Here's Everything You Need To Know About Unsupervised Learning

In ML, unsupervised learning algorithms analyse and discover hidden patterns or structures within unlabelled data.

What Is Unsupervised Learning?

Unsupervised learning is a form of machine learning where algorithms analyse and discover hidden patterns or structures within unlabelled data, meaning the data doesn’t have any pre-defined categories or labels attached to it.

What Are The Three Types Of Unsupervised Learning Methods?

While unsupervised learning encompasses a diverse range of algorithms and techniques, there are three main types of tasks it frequently tackles:

  • Clustering: This is the most common type, where the algorithm groups similar data points together based on their inherent characteristics. Imagine sorting a collection of seashells based on size, colour or texture – that’s essentially what clustering does. There are various clustering techniques, each with its strengths and weaknesses like k-means, hierarchical and density-based clustering.
  • Dimensionality Reduction: This aims to simplify complex data by reducing the number of features without losing significant information. Think of it like compressing an image while maintaining its key details. This is useful for tasks like visualisation, anomaly detection, and speeding up other machine learning algorithms.  
  • Association Rule Mining: This identifies relationships and dependencies between different features in the data. It’s like finding co-occurring items in a grocery store basket – milk and cereal often appear together. This information can be used for tasks like market basket analysis, recommendation systems, and fraud detection. Some popular association rule mining algorithms include Apriori and FP-growth.

How Is It Used In Machine Learning?

Unsupervised learning plays a crucial role in machine learning in several ways:

  • Exploratory Data Analysis:
    • Unveiling hidden patterns and trends: By analysing unlabelled data, it can reveal hidden structures and relationships that might be missed by human analysts. This helps gain insights into the data’s underlying characteristics and identify potential research directions.
    • Data visualisation: Dimensionality reduction techniques like PCA can compress high-dimensional data into lower dimensions, making it easier to visualise and understand complex relationships.
    • Data cleaning and preprocessing: Unsupervised learning can be used to identify and remove outliers or inconsistencies in data, improving its quality for further analysis.
  • Feature Engineering: Unsupervised learning algorithms can automatically extract informative features from data, which can then be used for supervised learning tasks like classification or regression. This can be particularly helpful when dealing with complex, unstructured data.
  • Anomaly Detection: Unsupervised learning can be used to establish a baseline for ‘normal’ behaviour in data. Deviations from this baseline can then be flagged as potential anomalies, indicating fraudulent activity, equipment failure, or other unexpected events.
  • Recommendation Systems: By analysing user interactions with a system, unsupervised learning can identify groups of users with similar preferences. This information can be used to recommend products, content, or services that are likely to be of interest to each user group.
  • Image & Text Processing: Unsupervised learning can be used to cluster images based on visual features or group text documents based on topics or themes. This can help organise large image and text collections and enable efficient search and retrieval.
  • Generative Models: Some unsupervised learning algorithms can be used to generate new data that shares similar characteristics with the training data. This can be useful for tasks like creating realistic images, composing music, or generating text that adheres to a specific style.

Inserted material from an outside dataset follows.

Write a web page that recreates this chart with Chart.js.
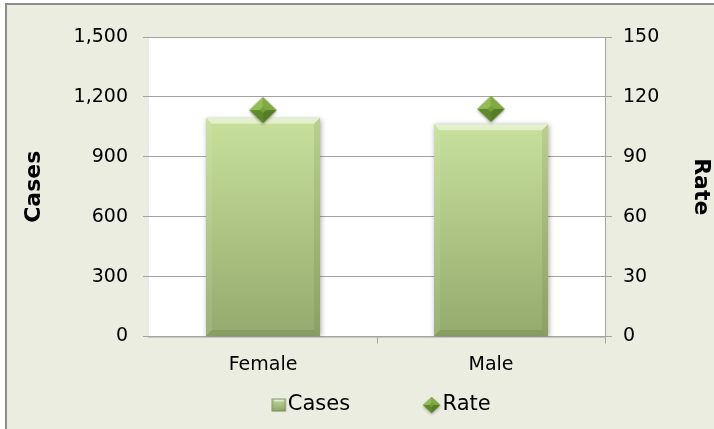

What Are The Advantages & Disadvantages Of Unsupervised Learning?

Advantages:

  • No Labelled Data Required: This is a major benefit, especially when dealing with large amounts of data where labelling would be expensive or time-consuming. By not relying on labels, unsupervised learning allows you to explore and potentially uncover valuable insights that might be overlooked otherwise.
  • Discovery Of Hidden Patterns: The ability to find hidden patterns and relationships in data is unique to unsupervised learning. This can lead to a new understanding of the data and identify previously unknown trends or features, potentially opening up new research avenues.
  • Data Summarisation & Visualisation: By grouping similar data points or reducing dimensionality, unsupervised learning helps make complex data more digestible and easier to visualise. This allows for better comprehension and communication.
  • Flexibility & adaptiveness: Unsupervised learning algorithms can handle diverse data types and formats, adapting to new information without needing explicit instructions. This flexibility makes them useful for a wide range of exploratory and open-ended tasks.

Disadvantages:

  • Lack Of Interpretability: The results of unsupervised learning can sometimes be difficult to interpret, as the reasons behind the identified patterns aren’t always clear. This can be challenging when trying to explain or justify the findings.
  • Subjectivity & Bias: Depending on the chosen algorithm and parameters, unsupervised learning can introduce subjectivity and bias into the results.
  • Limited predictive power: Unlike supervised learning, which directly learns from labelled examples, unsupervised learning doesn’t provide direct predictions or classifications. While it can uncover patterns, it often requires further analysis or integration with other methods for drawing actionable conclusions.
  • Computationally Expensive: Some unsupervised learning algorithms, especially those handling large datasets or complex calculations, can be computationally demanding and require significant resources.